Source excerpt:
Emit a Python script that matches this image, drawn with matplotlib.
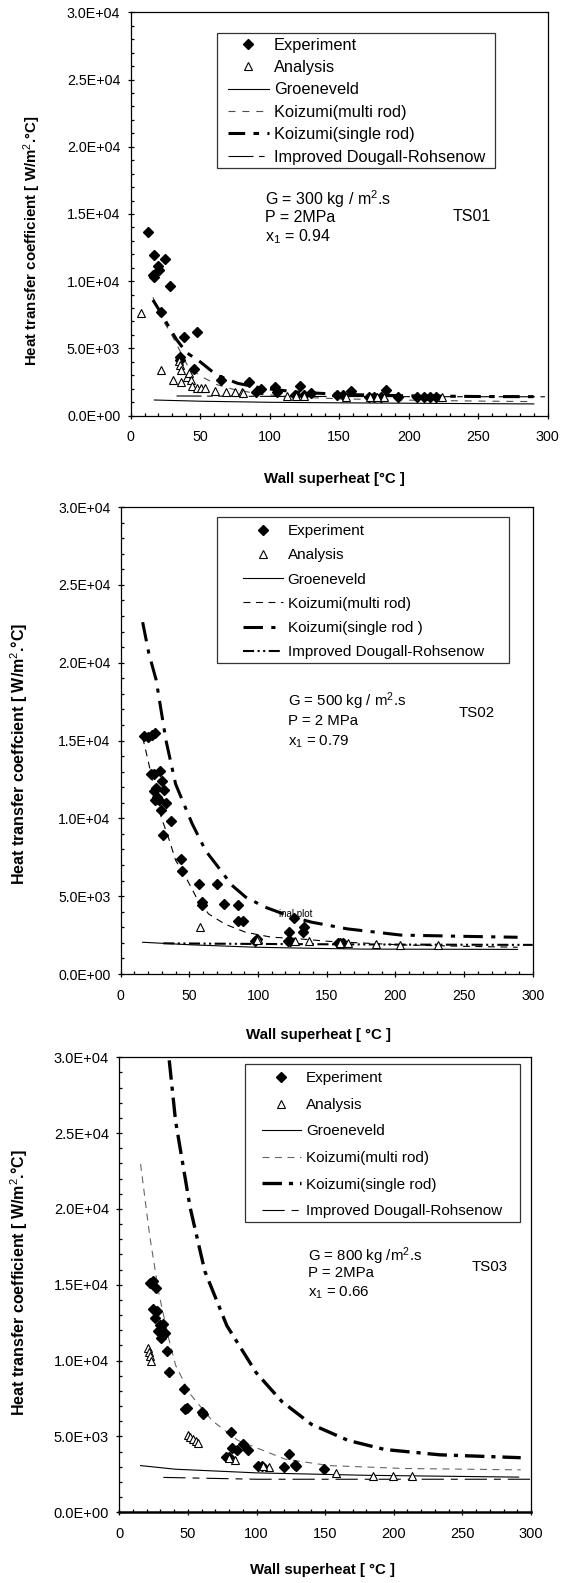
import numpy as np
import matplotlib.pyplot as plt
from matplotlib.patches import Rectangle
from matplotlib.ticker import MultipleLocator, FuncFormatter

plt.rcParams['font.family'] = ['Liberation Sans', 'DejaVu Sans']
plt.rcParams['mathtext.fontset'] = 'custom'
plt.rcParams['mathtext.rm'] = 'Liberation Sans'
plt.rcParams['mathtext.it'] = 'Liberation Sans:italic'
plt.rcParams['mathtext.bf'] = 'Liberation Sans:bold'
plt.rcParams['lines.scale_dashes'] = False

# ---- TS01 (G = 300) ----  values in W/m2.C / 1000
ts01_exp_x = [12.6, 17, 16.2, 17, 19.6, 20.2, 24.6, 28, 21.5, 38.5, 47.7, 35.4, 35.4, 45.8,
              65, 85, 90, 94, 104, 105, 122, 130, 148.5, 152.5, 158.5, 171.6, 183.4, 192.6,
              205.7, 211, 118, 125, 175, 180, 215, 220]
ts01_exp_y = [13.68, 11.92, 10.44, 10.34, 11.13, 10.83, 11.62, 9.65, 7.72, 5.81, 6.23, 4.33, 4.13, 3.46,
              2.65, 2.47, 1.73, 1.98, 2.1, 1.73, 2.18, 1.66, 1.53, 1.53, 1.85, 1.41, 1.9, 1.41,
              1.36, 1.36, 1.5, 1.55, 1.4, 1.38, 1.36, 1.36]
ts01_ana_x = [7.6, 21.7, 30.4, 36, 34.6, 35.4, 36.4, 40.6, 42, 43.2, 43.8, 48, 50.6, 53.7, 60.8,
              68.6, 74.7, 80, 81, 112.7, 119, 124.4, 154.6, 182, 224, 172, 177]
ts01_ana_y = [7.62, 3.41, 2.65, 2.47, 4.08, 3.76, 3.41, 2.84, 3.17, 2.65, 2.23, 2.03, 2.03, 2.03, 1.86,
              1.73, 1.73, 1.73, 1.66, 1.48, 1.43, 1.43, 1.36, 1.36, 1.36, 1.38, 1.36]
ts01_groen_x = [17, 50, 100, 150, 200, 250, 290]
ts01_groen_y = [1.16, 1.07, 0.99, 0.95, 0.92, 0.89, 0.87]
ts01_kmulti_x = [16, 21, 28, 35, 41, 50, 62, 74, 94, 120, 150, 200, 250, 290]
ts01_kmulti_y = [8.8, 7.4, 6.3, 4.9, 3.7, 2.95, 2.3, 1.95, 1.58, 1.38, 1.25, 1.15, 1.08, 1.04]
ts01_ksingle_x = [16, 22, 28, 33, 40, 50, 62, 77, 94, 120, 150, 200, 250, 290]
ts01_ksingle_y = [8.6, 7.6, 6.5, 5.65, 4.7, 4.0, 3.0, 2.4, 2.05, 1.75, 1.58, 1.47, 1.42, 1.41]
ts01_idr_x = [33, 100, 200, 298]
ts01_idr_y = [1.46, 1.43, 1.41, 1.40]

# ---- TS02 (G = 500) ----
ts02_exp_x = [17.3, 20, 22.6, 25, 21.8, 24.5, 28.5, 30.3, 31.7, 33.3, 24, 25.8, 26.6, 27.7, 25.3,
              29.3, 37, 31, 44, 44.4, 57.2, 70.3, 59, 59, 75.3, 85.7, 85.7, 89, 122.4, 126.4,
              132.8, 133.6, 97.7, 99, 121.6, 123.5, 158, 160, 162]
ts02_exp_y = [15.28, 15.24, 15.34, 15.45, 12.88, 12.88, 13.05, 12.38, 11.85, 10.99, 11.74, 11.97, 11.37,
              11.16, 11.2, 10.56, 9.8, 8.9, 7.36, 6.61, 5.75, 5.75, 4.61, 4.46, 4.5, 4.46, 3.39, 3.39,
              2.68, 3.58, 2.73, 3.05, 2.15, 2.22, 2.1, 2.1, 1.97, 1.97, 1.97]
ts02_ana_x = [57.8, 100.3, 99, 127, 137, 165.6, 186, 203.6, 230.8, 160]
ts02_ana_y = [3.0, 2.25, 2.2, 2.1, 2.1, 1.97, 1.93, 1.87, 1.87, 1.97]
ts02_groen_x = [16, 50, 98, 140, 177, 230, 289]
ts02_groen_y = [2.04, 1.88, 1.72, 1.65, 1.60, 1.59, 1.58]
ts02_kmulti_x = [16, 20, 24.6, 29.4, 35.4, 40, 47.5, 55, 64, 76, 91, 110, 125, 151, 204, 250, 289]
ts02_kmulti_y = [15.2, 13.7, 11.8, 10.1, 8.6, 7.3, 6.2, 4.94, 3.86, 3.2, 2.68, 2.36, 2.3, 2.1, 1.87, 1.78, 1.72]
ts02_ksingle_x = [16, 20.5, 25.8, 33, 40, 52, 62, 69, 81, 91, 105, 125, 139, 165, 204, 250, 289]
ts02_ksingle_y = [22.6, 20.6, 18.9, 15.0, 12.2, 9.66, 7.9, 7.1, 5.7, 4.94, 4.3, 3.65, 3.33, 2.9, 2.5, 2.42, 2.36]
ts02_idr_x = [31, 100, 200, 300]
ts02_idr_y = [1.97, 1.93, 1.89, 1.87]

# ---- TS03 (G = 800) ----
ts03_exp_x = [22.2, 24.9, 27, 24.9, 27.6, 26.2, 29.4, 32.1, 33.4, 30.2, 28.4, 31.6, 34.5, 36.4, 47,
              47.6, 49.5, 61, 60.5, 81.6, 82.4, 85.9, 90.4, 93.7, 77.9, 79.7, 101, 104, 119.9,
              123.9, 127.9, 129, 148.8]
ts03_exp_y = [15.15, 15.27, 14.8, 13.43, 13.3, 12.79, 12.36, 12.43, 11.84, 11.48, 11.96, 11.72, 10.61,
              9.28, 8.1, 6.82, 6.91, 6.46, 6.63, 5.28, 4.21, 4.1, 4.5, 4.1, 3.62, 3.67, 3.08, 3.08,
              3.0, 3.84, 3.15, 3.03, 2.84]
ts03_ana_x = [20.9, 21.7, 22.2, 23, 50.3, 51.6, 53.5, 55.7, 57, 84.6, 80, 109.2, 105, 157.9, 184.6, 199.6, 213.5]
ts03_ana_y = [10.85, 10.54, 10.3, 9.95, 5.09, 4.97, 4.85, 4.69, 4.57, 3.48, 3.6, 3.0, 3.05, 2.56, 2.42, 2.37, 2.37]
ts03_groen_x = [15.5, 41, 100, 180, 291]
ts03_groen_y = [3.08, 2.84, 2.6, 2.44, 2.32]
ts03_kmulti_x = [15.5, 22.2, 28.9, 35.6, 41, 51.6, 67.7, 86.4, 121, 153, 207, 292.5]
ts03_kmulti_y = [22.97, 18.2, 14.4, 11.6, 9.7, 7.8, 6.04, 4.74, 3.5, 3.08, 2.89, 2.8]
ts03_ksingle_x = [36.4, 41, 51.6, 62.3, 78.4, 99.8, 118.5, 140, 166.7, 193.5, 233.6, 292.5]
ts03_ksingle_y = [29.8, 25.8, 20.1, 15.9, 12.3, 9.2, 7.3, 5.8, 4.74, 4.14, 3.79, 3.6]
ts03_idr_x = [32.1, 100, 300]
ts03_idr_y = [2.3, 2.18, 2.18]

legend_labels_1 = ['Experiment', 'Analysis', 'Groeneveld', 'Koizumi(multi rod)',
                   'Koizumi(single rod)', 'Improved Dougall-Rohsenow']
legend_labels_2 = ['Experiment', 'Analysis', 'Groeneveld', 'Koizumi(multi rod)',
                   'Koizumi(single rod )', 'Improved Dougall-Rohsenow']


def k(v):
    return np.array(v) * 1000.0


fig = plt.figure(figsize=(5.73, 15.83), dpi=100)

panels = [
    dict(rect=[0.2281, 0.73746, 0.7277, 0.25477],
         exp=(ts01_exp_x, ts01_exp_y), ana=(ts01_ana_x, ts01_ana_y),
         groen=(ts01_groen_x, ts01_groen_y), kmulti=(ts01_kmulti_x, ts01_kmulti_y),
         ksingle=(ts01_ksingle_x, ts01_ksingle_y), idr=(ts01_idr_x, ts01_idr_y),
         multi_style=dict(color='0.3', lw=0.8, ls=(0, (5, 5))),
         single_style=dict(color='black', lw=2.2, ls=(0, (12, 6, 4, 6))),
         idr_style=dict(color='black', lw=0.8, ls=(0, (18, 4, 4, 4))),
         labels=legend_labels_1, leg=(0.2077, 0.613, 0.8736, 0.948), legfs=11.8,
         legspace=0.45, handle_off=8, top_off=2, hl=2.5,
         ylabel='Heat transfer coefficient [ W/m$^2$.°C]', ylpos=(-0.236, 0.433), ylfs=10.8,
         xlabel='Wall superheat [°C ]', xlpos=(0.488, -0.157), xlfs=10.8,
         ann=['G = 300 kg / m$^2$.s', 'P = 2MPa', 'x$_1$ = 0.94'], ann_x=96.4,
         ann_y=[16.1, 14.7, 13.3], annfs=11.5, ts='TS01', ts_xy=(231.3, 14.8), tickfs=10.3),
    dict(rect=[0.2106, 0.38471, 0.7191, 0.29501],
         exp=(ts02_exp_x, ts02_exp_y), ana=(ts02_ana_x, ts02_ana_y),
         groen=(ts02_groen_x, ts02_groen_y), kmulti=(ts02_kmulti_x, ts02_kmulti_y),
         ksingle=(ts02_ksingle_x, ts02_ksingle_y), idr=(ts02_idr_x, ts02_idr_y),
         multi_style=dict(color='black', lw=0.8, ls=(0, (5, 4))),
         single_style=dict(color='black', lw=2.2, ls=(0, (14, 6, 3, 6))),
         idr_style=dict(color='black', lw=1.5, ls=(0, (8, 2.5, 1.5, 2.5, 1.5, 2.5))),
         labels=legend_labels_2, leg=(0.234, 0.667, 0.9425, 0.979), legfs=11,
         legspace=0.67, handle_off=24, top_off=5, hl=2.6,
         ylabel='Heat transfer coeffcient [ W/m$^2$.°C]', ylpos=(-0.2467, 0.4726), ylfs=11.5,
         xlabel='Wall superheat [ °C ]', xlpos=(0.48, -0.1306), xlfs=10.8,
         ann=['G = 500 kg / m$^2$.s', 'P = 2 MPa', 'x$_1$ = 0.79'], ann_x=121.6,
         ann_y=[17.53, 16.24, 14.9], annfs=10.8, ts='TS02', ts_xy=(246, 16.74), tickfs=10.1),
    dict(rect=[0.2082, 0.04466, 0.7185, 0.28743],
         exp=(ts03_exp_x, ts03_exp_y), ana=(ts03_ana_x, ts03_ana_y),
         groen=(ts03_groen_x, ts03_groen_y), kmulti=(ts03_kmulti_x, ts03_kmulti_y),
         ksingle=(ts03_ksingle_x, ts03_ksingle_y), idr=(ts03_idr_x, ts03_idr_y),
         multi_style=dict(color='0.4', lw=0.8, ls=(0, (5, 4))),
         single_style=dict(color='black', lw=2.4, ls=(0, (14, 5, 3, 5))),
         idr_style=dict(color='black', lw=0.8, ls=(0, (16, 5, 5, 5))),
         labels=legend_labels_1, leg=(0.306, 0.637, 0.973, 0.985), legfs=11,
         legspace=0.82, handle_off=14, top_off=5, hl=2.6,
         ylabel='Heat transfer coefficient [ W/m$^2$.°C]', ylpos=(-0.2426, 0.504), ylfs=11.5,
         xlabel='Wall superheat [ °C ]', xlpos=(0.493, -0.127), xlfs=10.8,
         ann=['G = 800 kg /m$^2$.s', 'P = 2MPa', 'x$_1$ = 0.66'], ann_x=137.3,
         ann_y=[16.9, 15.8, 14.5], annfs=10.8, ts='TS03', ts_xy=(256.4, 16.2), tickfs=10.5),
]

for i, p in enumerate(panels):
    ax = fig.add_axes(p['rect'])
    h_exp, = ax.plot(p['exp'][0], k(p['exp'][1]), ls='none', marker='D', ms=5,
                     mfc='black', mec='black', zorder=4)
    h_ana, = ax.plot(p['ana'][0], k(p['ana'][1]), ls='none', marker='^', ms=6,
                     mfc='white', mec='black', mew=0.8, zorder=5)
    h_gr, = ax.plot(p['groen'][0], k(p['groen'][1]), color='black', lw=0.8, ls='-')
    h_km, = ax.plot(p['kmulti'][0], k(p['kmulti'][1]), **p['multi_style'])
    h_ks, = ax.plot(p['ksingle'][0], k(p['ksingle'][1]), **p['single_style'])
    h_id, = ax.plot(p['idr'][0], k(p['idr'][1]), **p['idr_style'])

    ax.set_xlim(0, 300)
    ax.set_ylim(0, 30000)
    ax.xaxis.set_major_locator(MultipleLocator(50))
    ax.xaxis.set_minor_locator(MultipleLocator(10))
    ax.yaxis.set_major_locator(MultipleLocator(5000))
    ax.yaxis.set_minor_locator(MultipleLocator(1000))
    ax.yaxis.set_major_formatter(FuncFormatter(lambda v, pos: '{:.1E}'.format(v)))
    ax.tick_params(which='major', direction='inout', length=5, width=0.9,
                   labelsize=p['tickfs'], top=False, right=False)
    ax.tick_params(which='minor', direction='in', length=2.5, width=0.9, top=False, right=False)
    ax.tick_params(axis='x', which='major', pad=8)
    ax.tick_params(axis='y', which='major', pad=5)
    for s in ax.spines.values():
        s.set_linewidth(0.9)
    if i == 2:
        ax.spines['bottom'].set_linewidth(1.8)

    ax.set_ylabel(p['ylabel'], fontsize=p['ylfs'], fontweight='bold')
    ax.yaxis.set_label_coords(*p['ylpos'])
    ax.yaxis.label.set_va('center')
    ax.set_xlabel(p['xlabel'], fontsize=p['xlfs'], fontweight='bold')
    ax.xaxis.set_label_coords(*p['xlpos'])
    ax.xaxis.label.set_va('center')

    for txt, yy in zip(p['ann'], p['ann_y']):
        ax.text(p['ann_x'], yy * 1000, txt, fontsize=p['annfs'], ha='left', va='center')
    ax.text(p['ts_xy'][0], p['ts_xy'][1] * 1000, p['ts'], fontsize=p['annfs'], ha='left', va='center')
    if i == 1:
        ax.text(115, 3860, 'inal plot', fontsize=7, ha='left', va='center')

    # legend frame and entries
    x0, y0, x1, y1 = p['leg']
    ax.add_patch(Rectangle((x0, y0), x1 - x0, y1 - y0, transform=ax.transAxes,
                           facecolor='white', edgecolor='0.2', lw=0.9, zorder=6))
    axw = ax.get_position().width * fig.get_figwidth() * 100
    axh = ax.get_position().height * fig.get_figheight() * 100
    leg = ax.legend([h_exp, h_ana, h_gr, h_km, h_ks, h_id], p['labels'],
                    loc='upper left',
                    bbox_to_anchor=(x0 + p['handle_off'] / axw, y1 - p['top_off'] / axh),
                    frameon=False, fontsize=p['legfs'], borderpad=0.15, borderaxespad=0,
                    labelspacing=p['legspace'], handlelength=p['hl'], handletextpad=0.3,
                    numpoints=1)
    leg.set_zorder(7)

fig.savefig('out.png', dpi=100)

Written problem: Return only the lines from the start of the data through the line that contains "from matplotlib.ticker import", please, copying them exactly and omitting all pictures.

Final result:
Emit a Python script that matches this image, drawn with matplotlib.
import numpy as np
import matplotlib.pyplot as plt
from matplotlib.patches import Rectangle
from matplotlib.ticker import MultipleLocator, FuncFormatter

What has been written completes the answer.